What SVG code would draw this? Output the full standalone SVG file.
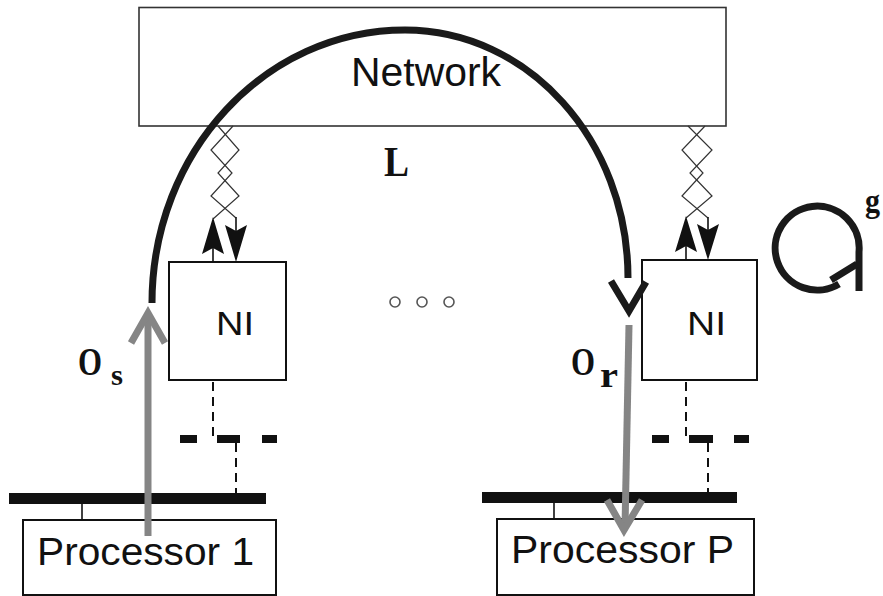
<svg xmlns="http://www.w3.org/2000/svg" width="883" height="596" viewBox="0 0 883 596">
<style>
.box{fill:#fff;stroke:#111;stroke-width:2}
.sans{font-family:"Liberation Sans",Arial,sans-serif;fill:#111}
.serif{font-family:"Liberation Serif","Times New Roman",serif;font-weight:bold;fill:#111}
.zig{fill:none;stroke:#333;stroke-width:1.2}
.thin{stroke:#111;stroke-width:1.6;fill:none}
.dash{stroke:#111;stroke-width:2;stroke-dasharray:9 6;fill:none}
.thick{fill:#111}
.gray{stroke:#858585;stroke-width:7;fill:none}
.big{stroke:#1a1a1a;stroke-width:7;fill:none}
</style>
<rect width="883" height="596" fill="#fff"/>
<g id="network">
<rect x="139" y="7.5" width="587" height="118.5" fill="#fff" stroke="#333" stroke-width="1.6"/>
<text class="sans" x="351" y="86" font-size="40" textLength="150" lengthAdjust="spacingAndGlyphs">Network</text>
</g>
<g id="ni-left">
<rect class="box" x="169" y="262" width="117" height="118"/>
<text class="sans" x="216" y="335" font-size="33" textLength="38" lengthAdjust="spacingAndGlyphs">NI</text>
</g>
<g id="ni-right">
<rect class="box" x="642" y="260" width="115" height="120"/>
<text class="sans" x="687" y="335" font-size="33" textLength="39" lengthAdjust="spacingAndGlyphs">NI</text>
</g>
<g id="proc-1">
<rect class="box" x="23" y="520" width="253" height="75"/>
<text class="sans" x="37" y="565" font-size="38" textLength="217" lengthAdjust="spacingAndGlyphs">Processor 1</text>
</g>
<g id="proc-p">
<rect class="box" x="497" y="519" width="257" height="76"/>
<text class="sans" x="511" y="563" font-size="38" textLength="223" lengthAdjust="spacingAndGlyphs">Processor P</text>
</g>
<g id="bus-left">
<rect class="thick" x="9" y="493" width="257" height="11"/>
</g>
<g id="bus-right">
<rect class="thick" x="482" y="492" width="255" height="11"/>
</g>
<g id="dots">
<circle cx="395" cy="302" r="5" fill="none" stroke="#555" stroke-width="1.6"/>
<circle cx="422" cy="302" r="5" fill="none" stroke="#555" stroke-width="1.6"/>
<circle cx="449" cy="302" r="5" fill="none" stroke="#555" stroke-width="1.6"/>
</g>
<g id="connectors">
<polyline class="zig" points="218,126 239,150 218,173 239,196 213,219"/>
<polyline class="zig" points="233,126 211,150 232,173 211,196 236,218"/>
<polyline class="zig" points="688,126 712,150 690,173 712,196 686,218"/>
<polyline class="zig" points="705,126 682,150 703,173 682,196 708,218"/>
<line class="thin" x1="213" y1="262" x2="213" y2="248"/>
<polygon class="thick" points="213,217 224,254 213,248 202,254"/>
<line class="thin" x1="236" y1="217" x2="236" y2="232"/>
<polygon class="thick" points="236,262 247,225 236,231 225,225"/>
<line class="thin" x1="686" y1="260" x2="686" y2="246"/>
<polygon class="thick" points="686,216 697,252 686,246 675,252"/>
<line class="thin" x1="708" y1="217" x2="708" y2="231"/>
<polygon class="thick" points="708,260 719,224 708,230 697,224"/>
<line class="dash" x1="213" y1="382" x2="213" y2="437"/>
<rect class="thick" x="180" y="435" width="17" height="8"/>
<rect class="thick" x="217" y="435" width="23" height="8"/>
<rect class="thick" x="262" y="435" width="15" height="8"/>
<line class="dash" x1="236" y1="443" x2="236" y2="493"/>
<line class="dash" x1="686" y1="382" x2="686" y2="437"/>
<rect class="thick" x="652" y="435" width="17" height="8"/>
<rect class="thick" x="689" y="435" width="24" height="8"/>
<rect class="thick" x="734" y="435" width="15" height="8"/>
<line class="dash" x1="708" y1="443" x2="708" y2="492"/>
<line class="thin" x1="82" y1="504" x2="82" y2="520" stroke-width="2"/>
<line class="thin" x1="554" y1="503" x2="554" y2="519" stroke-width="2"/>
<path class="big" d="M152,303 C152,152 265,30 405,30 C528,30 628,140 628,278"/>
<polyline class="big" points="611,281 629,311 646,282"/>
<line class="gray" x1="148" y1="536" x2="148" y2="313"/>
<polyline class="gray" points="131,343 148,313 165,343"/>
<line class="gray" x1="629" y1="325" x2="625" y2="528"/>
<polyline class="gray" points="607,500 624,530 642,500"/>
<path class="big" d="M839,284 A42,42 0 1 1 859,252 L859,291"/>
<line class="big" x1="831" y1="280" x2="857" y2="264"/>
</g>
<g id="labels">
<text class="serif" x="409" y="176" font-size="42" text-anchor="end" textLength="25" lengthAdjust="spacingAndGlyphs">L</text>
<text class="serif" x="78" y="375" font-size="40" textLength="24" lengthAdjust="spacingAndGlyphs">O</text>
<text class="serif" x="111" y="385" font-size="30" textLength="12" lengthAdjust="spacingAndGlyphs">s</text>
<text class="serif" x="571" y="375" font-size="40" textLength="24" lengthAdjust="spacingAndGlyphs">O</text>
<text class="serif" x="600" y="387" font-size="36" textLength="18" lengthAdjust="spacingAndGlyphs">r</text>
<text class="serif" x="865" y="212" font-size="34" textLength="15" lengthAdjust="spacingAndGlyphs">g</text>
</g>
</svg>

------------------------------------------------------------

**Requirements**
The pictures should not be reproduced; quote all of the other material exactly.

**Task response**
What SVG code would draw this? Output the full standalone SVG file.
<svg xmlns="http://www.w3.org/2000/svg" width="883" height="596" viewBox="0 0 883 596">
<style>
.box{fill:#fff;stroke:#111;stroke-width:2}
.sans{font-family:"Liberation Sans",Arial,sans-serif;fill:#111}
.serif{font-family:"Liberation Serif","Times New Roman",serif;font-weight:bold;fill:#111}
.zig{fill:none;stroke:#333;stroke-width:1.2}
.thin{stroke:#111;stroke-width:1.6;fill:none}
.dash{stroke:#111;stroke-width:2;stroke-dasharray:9 6;fill:none}
.thick{fill:#111}
.gray{stroke:#858585;stroke-width:7;fill:none}
.big{stroke:#1a1a1a;stroke-width:7;fill:none}
</style>
<rect width="883" height="596" fill="#fff"/>
<g id="network">
<rect x="139" y="7.5" width="587" height="118.5" fill="#fff" stroke="#333" stroke-width="1.6"/>
<text class="sans" x="351" y="86" font-size="40" textLength="150" lengthAdjust="spacingAndGlyphs">Network</text>
</g>
<g id="ni-left">
<rect class="box" x="169" y="262" width="117" height="118"/>
<text class="sans" x="216" y="335" font-size="33" textLength="38" lengthAdjust="spacingAndGlyphs">NI</text>
</g>
<g id="ni-right">
<rect class="box" x="642" y="260" width="115" height="120"/>
<text class="sans" x="687" y="335" font-size="33" textLength="39" lengthAdjust="spacingAndGlyphs">NI</text>
</g>
<g id="proc-1">
<rect class="box" x="23" y="520" width="253" height="75"/>
<text class="sans" x="37" y="565" font-size="38" textLength="217" lengthAdjust="spacingAndGlyphs">Processor 1</text>
</g>
<g id="proc-p">
<rect class="box" x="497" y="519" width="257" height="76"/>
<text class="sans" x="511" y="563" font-size="38" textLength="223" lengthAdjust="spacingAndGlyphs">Processor P</text>
</g>
<g id="bus-left">
<rect class="thick" x="9" y="493" width="257" height="11"/>
</g>
<g id="bus-right">
<rect class="thick" x="482" y="492" width="255" height="11"/>
</g>
<g id="dots">
<circle cx="395" cy="302" r="5" fill="none" stroke="#555" stroke-width="1.6"/>
<circle cx="422" cy="302" r="5" fill="none" stroke="#555" stroke-width="1.6"/>
<circle cx="449" cy="302" r="5" fill="none" stroke="#555" stroke-width="1.6"/>
</g>
<g id="connectors">
<polyline class="zig" points="218,126 239,150 218,173 239,196 213,219"/>
<polyline class="zig" points="233,126 211,150 232,173 211,196 236,218"/>
<polyline class="zig" points="688,126 712,150 690,173 712,196 686,218"/>
<polyline class="zig" points="705,126 682,150 703,173 682,196 708,218"/>
<line class="thin" x1="213" y1="262" x2="213" y2="248"/>
<polygon class="thick" points="213,217 224,254 213,248 202,254"/>
<line class="thin" x1="236" y1="217" x2="236" y2="232"/>
<polygon class="thick" points="236,262 247,225 236,231 225,225"/>
<line class="thin" x1="686" y1="260" x2="686" y2="246"/>
<polygon class="thick" points="686,216 697,252 686,246 675,252"/>
<line class="thin" x1="708" y1="217" x2="708" y2="231"/>
<polygon class="thick" points="708,260 719,224 708,230 697,224"/>
<line class="dash" x1="213" y1="382" x2="213" y2="437"/>
<rect class="thick" x="180" y="435" width="17" height="8"/>
<rect class="thick" x="217" y="435" width="23" height="8"/>
<rect class="thick" x="262" y="435" width="15" height="8"/>
<line class="dash" x1="236" y1="443" x2="236" y2="493"/>
<line class="dash" x1="686" y1="382" x2="686" y2="437"/>
<rect class="thick" x="652" y="435" width="17" height="8"/>
<rect class="thick" x="689" y="435" width="24" height="8"/>
<rect class="thick" x="734" y="435" width="15" height="8"/>
<line class="dash" x1="708" y1="443" x2="708" y2="492"/>
<line class="thin" x1="82" y1="504" x2="82" y2="520" stroke-width="2"/>
<line class="thin" x1="554" y1="503" x2="554" y2="519" stroke-width="2"/>
<path class="big" d="M152,303 C152,152 265,30 405,30 C528,30 628,140 628,278"/>
<polyline class="big" points="611,281 629,311 646,282"/>
<line class="gray" x1="148" y1="536" x2="148" y2="313"/>
<polyline class="gray" points="131,343 148,313 165,343"/>
<line class="gray" x1="629" y1="325" x2="625" y2="528"/>
<polyline class="gray" points="607,500 624,530 642,500"/>
<path class="big" d="M839,284 A42,42 0 1 1 859,252 L859,291"/>
<line class="big" x1="831" y1="280" x2="857" y2="264"/>
</g>
<g id="labels">
<text class="serif" x="409" y="176" font-size="42" text-anchor="end" textLength="25" lengthAdjust="spacingAndGlyphs">L</text>
<text class="serif" x="78" y="375" font-size="40" textLength="24" lengthAdjust="spacingAndGlyphs">O</text>
<text class="serif" x="111" y="385" font-size="30" textLength="12" lengthAdjust="spacingAndGlyphs">s</text>
<text class="serif" x="571" y="375" font-size="40" textLength="24" lengthAdjust="spacingAndGlyphs">O</text>
<text class="serif" x="600" y="387" font-size="36" textLength="18" lengthAdjust="spacingAndGlyphs">r</text>
<text class="serif" x="865" y="212" font-size="34" textLength="15" lengthAdjust="spacingAndGlyphs">g</text>
</g>
</svg>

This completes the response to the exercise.